Broadway is completely dry right now though. There was some snow in the Notch Couloir, but other than that and Lamb's, the route (up) is completely dry. Do NOT head up the Notch Couloir too far though! Walk along the snow, and then jump onto the rock (climber's right) after 20 or 30 feet. After you get onto rock, traverse right (back down). It will feel like you are going back down towards the cliff (east face/Diamond... which you are). You will then turn the corner (towards the North) and start climbing up again <-- This is probably a poor explanation, so research this section of the route more if you can.
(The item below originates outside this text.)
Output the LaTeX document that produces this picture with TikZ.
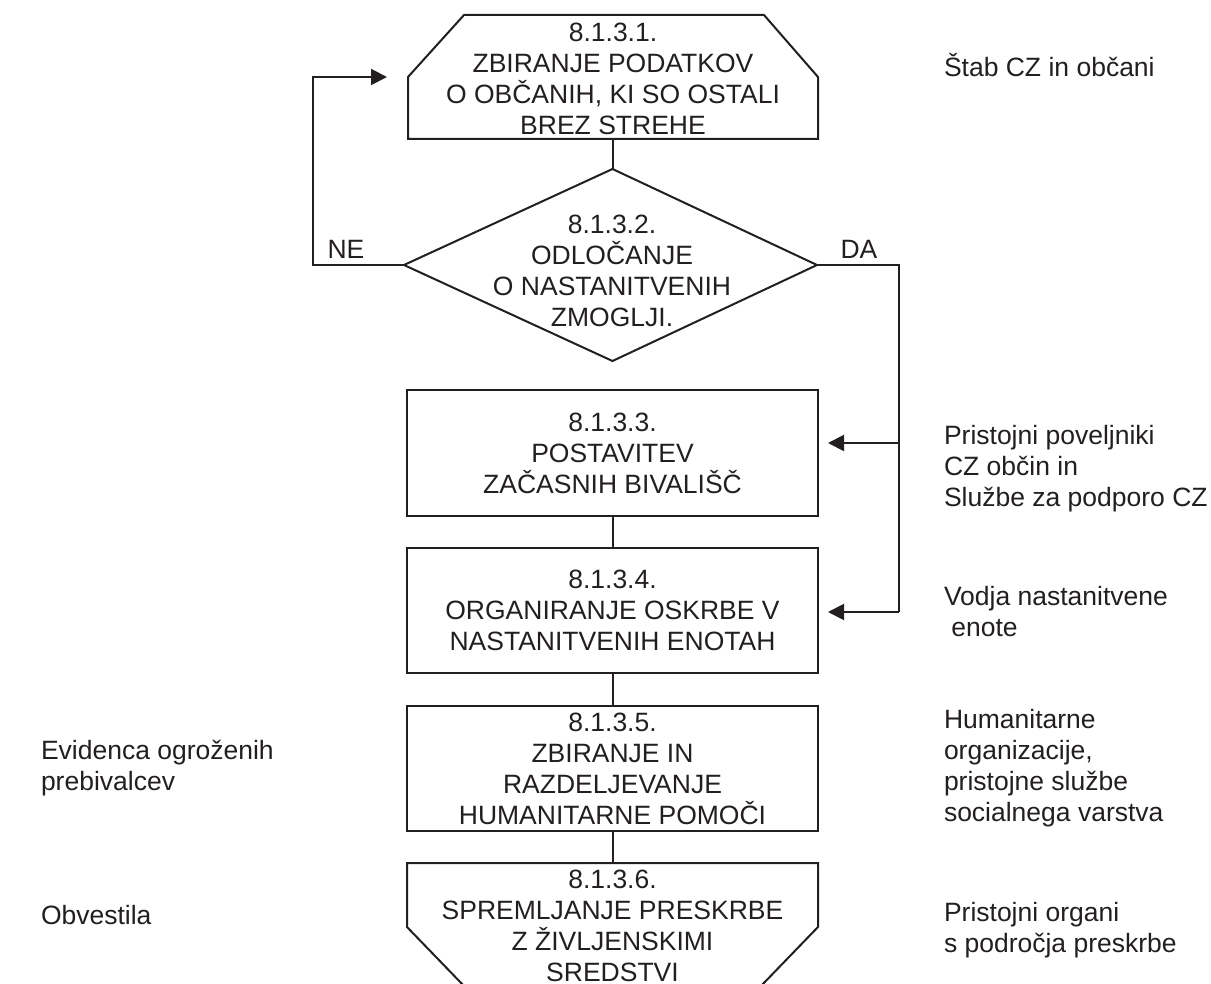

It was the only real difficult section of route finding we encountered.
After reaching the summit, we down-climbed the Cables route, which had a small section of ice at the beginning that we were able to easily maneuver around. The down-climb of Cables was the section I was most worried about, but after the climb up Kiener's, I found I was very comfortable on Cables.
We were out for 4:43. By eliminating the detour up Lamb's, and some route finding issues in the Notch Couloir, I think we could have done this route even faster (probably around 4 hours). The climbing was much more comfortable than I expected (many trip reports had me worried), and I am psyched to get out and do it again!
Wore my New Balance M110s, shorts, a tank top (and at times a long-sleeve shirt due to wind), and a chalk bag (because I get some amazingly sweaty palms). Also consumed 6 Hammer gels, a Honey Stinger waffle, and 2.5 liters of water.